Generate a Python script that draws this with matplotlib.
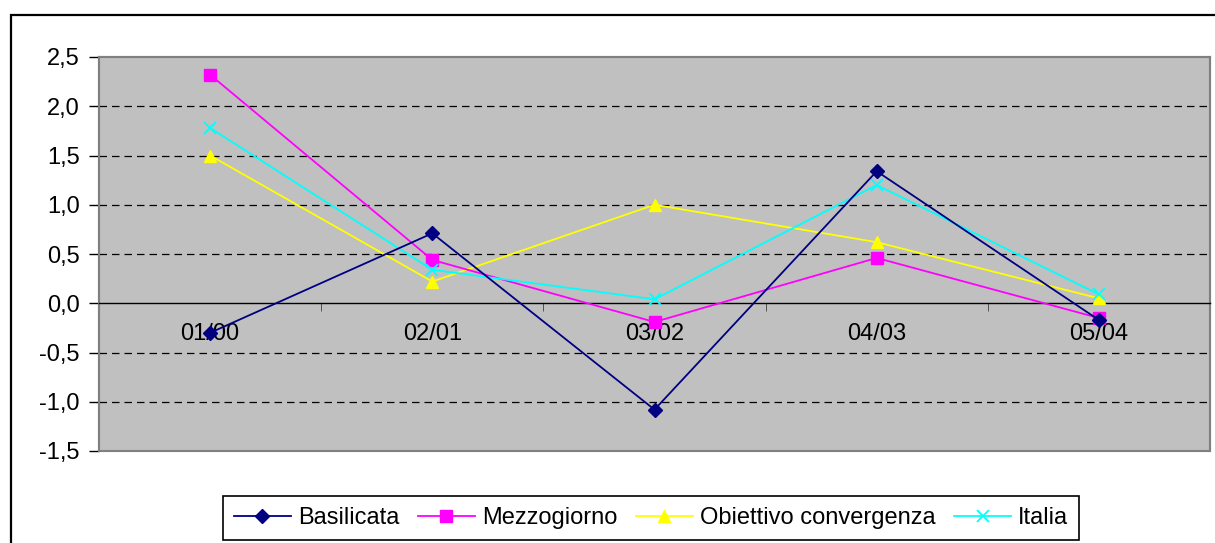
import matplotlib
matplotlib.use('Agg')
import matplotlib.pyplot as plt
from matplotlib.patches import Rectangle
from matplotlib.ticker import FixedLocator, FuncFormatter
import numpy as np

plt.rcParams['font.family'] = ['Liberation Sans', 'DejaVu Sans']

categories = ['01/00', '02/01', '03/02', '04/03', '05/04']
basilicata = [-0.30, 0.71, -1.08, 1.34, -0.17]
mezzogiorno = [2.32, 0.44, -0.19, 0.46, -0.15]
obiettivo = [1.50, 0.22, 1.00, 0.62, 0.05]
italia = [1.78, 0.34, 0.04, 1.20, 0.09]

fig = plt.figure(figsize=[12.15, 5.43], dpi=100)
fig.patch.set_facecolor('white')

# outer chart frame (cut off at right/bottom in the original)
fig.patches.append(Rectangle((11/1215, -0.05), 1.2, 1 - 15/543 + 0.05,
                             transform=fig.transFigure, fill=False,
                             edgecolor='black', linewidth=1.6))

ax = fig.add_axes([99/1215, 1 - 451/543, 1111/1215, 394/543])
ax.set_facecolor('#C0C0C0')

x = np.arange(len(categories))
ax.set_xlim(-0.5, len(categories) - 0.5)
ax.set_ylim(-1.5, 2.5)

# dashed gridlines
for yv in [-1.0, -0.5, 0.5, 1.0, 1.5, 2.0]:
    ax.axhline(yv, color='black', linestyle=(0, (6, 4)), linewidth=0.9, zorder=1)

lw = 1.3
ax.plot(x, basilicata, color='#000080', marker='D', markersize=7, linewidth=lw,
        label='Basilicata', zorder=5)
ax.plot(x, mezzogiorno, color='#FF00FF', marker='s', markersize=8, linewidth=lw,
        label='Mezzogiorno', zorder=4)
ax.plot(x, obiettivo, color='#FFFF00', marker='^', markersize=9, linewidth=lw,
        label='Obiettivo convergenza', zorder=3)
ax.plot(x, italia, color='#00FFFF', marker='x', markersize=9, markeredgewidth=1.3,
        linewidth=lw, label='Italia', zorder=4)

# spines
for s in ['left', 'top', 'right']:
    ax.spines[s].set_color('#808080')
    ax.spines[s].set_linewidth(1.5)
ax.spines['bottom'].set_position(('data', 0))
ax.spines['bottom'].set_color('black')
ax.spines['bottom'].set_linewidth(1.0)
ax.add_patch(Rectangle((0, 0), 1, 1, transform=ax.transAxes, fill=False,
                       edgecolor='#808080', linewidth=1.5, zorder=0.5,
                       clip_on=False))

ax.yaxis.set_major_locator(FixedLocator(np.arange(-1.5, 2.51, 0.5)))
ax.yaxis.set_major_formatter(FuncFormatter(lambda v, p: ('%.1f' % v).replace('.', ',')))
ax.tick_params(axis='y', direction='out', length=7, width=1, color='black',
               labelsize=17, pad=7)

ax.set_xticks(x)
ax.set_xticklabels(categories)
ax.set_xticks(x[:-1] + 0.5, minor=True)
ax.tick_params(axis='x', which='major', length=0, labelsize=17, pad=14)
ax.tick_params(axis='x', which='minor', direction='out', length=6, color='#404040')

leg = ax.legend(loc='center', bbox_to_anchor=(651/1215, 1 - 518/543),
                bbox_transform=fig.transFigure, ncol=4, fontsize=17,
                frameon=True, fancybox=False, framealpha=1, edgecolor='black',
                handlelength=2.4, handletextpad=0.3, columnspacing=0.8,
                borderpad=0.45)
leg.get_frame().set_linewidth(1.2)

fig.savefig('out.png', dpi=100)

....

> STATED EXERCISE
Set the data above down again exactly as given, with no pictures.

> EXERCISE RESULT
Generate a Python script that draws this with matplotlib.
import matplotlib
matplotlib.use('Agg')
import matplotlib.pyplot as plt
from matplotlib.patches import Rectangle
from matplotlib.ticker import FixedLocator, FuncFormatter
import numpy as np

plt.rcParams['font.family'] = ['Liberation Sans', 'DejaVu Sans']

categories = ['01/00', '02/01', '03/02', '04/03', '05/04']
basilicata = [-0.30, 0.71, -1.08, 1.34, -0.17]
mezzogiorno = [2.32, 0.44, -0.19, 0.46, -0.15]
obiettivo = [1.50, 0.22, 1.00, 0.62, 0.05]
italia = [1.78, 0.34, 0.04, 1.20, 0.09]

fig = plt.figure(figsize=[12.15, 5.43], dpi=100)
fig.patch.set_facecolor('white')

# outer chart frame (cut off at right/bottom in the original)
fig.patches.append(Rectangle((11/1215, -0.05), 1.2, 1 - 15/543 + 0.05,
                             transform=fig.transFigure, fill=False,
                             edgecolor='black', linewidth=1.6))

ax = fig.add_axes([99/1215, 1 - 451/543, 1111/1215, 394/543])
ax.set_facecolor('#C0C0C0')

x = np.arange(len(categories))
ax.set_xlim(-0.5, len(categories) - 0.5)
ax.set_ylim(-1.5, 2.5)

# dashed gridlines
for yv in [-1.0, -0.5, 0.5, 1.0, 1.5, 2.0]:
    ax.axhline(yv, color='black', linestyle=(0, (6, 4)), linewidth=0.9, zorder=1)

lw = 1.3
ax.plot(x, basilicata, color='#000080', marker='D', markersize=7, linewidth=lw,
        label='Basilicata', zorder=5)
ax.plot(x, mezzogiorno, color='#FF00FF', marker='s', markersize=8, linewidth=lw,
        label='Mezzogiorno', zorder=4)
ax.plot(x, obiettivo, color='#FFFF00', marker='^', markersize=9, linewidth=lw,
        label='Obiettivo convergenza', zorder=3)
ax.plot(x, italia, color='#00FFFF', marker='x', markersize=9, markeredgewidth=1.3,
        linewidth=lw, label='Italia', zorder=4)

# spines
for s in ['left', 'top', 'right']:
    ax.spines[s].set_color('#808080')
    ax.spines[s].set_linewidth(1.5)
ax.spines['bottom'].set_position(('data', 0))
ax.spines['bottom'].set_color('black')
ax.spines['bottom'].set_linewidth(1.0)
ax.add_patch(Rectangle((0, 0), 1, 1, transform=ax.transAxes, fill=False,
                       edgecolor='#808080', linewidth=1.5, zorder=0.5,
                       clip_on=False))

ax.yaxis.set_major_locator(FixedLocator(np.arange(-1.5, 2.51, 0.5)))
ax.yaxis.set_major_formatter(FuncFormatter(lambda v, p: ('%.1f' % v).replace('.', ',')))
ax.tick_params(axis='y', direction='out', length=7, width=1, color='black',
               labelsize=17, pad=7)

ax.set_xticks(x)
ax.set_xticklabels(categories)
ax.set_xticks(x[:-1] + 0.5, minor=True)
ax.tick_params(axis='x', which='major', length=0, labelsize=17, pad=14)
ax.tick_params(axis='x', which='minor', direction='out', length=6, color='#404040')

leg = ax.legend(loc='center', bbox_to_anchor=(651/1215, 1 - 518/543),
                bbox_transform=fig.transFigure, ncol=4, fontsize=17,
                frameon=True, fancybox=False, framealpha=1, edgecolor='black',
                handlelength=2.4, handletextpad=0.3, columnspacing=0.8,
                borderpad=0.45)
leg.get_frame().set_linewidth(1.2)

fig.savefig('out.png', dpi=100)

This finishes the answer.